§ Given problem:
Will you return, word for word, only the lines from the top of the data below down to and including the one with "-0.230, -0.206, -0.191];"?
Start of Data excerpt
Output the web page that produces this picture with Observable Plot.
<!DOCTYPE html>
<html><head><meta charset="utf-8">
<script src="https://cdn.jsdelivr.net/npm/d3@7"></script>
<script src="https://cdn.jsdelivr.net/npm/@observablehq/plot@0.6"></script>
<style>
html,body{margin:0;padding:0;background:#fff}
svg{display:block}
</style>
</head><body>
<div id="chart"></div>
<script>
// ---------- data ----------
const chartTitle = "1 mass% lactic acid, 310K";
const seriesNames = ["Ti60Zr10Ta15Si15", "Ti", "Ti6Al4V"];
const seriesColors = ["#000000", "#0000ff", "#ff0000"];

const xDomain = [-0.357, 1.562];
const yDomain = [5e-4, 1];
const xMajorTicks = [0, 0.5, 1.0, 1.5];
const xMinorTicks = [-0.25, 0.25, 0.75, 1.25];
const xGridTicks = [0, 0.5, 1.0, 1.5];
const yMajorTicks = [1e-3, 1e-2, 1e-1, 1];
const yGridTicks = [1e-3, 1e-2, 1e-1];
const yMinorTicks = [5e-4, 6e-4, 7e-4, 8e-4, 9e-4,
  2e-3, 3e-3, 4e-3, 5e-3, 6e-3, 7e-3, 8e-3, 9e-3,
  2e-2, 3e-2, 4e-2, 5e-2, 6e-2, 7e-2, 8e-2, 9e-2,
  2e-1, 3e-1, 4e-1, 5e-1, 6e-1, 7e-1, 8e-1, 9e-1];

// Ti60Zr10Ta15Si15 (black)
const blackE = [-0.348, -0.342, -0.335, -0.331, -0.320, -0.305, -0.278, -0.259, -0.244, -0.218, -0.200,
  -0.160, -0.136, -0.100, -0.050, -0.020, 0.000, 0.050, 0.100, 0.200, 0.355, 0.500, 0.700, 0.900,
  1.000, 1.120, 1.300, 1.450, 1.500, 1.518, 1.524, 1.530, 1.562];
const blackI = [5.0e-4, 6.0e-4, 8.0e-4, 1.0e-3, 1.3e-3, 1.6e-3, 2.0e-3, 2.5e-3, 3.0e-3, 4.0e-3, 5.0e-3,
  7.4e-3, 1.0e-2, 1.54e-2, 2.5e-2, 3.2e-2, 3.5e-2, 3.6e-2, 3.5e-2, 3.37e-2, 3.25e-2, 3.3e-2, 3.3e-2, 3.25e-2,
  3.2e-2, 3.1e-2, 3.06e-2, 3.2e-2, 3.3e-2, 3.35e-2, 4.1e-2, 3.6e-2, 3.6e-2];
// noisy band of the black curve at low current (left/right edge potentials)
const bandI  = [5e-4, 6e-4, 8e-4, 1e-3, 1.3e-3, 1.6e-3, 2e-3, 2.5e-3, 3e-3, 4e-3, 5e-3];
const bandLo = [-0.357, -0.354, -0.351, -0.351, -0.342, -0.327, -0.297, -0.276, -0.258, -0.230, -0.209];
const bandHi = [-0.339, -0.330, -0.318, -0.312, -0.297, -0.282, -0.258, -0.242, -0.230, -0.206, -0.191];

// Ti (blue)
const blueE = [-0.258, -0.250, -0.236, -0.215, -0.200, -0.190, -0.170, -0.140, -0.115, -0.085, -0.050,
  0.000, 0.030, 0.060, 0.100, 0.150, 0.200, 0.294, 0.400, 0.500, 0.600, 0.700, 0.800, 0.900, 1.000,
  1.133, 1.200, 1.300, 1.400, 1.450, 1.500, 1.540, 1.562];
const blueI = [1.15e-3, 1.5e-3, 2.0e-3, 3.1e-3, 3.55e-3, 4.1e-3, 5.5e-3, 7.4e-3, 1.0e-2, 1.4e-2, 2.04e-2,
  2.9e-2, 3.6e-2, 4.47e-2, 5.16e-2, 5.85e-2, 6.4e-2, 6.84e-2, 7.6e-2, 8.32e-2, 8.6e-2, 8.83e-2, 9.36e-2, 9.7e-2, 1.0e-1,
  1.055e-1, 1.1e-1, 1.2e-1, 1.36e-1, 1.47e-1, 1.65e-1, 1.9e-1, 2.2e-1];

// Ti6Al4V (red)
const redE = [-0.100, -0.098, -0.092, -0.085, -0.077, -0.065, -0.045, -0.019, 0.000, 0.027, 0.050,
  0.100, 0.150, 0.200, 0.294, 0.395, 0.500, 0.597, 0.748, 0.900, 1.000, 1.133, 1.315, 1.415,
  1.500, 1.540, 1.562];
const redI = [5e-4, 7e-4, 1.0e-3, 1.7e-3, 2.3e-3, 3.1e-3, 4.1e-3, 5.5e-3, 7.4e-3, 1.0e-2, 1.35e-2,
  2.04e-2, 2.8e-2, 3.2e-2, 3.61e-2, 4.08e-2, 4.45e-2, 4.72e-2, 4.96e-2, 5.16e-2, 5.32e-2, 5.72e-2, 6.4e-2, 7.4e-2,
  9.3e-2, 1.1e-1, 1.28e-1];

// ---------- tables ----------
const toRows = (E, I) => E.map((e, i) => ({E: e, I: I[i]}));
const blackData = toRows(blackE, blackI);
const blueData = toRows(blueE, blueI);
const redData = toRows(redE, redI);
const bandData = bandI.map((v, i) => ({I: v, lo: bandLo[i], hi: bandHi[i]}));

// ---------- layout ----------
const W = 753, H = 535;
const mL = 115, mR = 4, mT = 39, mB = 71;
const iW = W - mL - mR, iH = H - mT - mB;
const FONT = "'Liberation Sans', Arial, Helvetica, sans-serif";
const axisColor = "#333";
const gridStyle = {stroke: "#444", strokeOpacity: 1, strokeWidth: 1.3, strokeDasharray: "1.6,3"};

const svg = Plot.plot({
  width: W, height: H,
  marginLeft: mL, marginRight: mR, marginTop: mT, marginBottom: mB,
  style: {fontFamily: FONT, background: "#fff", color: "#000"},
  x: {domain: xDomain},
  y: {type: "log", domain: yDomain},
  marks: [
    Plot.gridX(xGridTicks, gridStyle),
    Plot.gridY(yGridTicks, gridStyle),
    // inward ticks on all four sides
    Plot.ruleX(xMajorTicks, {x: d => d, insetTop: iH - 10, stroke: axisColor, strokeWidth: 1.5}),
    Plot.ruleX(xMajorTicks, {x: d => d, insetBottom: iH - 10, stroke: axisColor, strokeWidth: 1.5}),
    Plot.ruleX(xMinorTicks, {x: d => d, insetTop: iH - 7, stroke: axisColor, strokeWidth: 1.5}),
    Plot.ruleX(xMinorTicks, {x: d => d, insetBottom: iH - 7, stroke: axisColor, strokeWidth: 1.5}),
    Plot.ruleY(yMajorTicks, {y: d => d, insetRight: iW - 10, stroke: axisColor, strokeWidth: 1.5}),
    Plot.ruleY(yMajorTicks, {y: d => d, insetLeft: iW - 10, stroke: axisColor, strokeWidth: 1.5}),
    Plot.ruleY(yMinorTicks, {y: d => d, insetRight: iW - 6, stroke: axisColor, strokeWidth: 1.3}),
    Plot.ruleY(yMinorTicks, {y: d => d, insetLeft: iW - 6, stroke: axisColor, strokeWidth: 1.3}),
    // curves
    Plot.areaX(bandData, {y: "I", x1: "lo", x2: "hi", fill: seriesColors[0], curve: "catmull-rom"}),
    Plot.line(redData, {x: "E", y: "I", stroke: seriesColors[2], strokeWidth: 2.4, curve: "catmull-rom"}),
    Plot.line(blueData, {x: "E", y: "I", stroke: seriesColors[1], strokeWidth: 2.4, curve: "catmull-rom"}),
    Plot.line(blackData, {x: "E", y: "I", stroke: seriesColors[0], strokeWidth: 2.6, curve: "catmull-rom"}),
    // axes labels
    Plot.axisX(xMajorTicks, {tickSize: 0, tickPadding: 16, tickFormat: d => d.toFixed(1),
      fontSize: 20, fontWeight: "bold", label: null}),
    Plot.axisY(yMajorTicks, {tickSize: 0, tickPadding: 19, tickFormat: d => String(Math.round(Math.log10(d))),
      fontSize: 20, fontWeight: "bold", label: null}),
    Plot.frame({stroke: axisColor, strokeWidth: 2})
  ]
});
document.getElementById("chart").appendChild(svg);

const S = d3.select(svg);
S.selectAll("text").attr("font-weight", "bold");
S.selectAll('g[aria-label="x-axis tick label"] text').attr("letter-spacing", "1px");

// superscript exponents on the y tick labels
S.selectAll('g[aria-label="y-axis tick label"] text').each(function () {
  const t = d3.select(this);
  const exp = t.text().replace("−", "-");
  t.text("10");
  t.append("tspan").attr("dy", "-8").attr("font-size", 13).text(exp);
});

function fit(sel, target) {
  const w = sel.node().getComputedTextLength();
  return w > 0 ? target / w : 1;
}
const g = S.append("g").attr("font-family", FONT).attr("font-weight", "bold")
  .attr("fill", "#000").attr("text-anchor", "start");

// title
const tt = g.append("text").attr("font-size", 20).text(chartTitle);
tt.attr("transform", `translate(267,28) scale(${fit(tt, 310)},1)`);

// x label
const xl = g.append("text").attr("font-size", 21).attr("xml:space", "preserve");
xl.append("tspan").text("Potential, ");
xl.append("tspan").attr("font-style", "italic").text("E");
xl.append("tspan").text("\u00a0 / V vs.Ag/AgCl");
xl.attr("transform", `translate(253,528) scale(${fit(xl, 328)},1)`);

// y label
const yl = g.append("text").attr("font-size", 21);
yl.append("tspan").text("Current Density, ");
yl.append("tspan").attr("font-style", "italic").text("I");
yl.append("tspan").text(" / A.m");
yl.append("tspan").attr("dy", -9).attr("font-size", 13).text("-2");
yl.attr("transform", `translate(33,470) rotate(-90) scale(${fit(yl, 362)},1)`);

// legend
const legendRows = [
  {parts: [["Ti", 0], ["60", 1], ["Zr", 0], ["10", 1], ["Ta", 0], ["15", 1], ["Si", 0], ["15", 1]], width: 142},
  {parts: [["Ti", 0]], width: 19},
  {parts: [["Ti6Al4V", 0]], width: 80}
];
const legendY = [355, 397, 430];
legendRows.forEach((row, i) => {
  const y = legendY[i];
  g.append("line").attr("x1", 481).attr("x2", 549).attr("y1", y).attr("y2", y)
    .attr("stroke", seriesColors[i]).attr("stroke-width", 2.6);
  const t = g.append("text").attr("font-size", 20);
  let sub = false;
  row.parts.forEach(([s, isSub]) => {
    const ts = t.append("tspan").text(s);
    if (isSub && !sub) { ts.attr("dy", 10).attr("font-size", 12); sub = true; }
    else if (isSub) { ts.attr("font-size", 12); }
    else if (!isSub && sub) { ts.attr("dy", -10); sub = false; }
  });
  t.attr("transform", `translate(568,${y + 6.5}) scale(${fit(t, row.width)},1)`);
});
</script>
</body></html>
End of Data excerpt
§ The output:
Output the web page that produces this picture with Observable Plot.
<!DOCTYPE html>
<html><head><meta charset="utf-8">
<script src="https://cdn.jsdelivr.net/npm/d3@7"></script>
<script src="https://cdn.jsdelivr.net/npm/@observablehq/plot@0.6"></script>
<style>
html,body{margin:0;padding:0;background:#fff}
svg{display:block}
</style>
</head><body>
<div id="chart"></div>
<script>
// ---------- data ----------
const chartTitle = "1 mass% lactic acid, 310K";
const seriesNames = ["Ti60Zr10Ta15Si15", "Ti", "Ti6Al4V"];
const seriesColors = ["#000000", "#0000ff", "#ff0000"];

const xDomain = [-0.357, 1.562];
const yDomain = [5e-4, 1];
const xMajorTicks = [0, 0.5, 1.0, 1.5];
const xMinorTicks = [-0.25, 0.25, 0.75, 1.25];
const xGridTicks = [0, 0.5, 1.0, 1.5];
const yMajorTicks = [1e-3, 1e-2, 1e-1, 1];
const yGridTicks = [1e-3, 1e-2, 1e-1];
const yMinorTicks = [5e-4, 6e-4, 7e-4, 8e-4, 9e-4,
  2e-3, 3e-3, 4e-3, 5e-3, 6e-3, 7e-3, 8e-3, 9e-3,
  2e-2, 3e-2, 4e-2, 5e-2, 6e-2, 7e-2, 8e-2, 9e-2,
  2e-1, 3e-1, 4e-1, 5e-1, 6e-1, 7e-1, 8e-1, 9e-1];

// Ti60Zr10Ta15Si15 (black)
const blackE = [-0.348, -0.342, -0.335, -0.331, -0.320, -0.305, -0.278, -0.259, -0.244, -0.218, -0.200,
  -0.160, -0.136, -0.100, -0.050, -0.020, 0.000, 0.050, 0.100, 0.200, 0.355, 0.500, 0.700, 0.900,
  1.000, 1.120, 1.300, 1.450, 1.500, 1.518, 1.524, 1.530, 1.562];
const blackI = [5.0e-4, 6.0e-4, 8.0e-4, 1.0e-3, 1.3e-3, 1.6e-3, 2.0e-3, 2.5e-3, 3.0e-3, 4.0e-3, 5.0e-3,
  7.4e-3, 1.0e-2, 1.54e-2, 2.5e-2, 3.2e-2, 3.5e-2, 3.6e-2, 3.5e-2, 3.37e-2, 3.25e-2, 3.3e-2, 3.3e-2, 3.25e-2,
  3.2e-2, 3.1e-2, 3.06e-2, 3.2e-2, 3.3e-2, 3.35e-2, 4.1e-2, 3.6e-2, 3.6e-2];
// noisy band of the black curve at low current (left/right edge potentials)
const bandI  = [5e-4, 6e-4, 8e-4, 1e-3, 1.3e-3, 1.6e-3, 2e-3, 2.5e-3, 3e-3, 4e-3, 5e-3];
const bandLo = [-0.357, -0.354, -0.351, -0.351, -0.342, -0.327, -0.297, -0.276, -0.258, -0.230, -0.209];
const bandHi = [-0.339, -0.330, -0.318, -0.312, -0.297, -0.282, -0.258, -0.242, -0.230, -0.206, -0.191];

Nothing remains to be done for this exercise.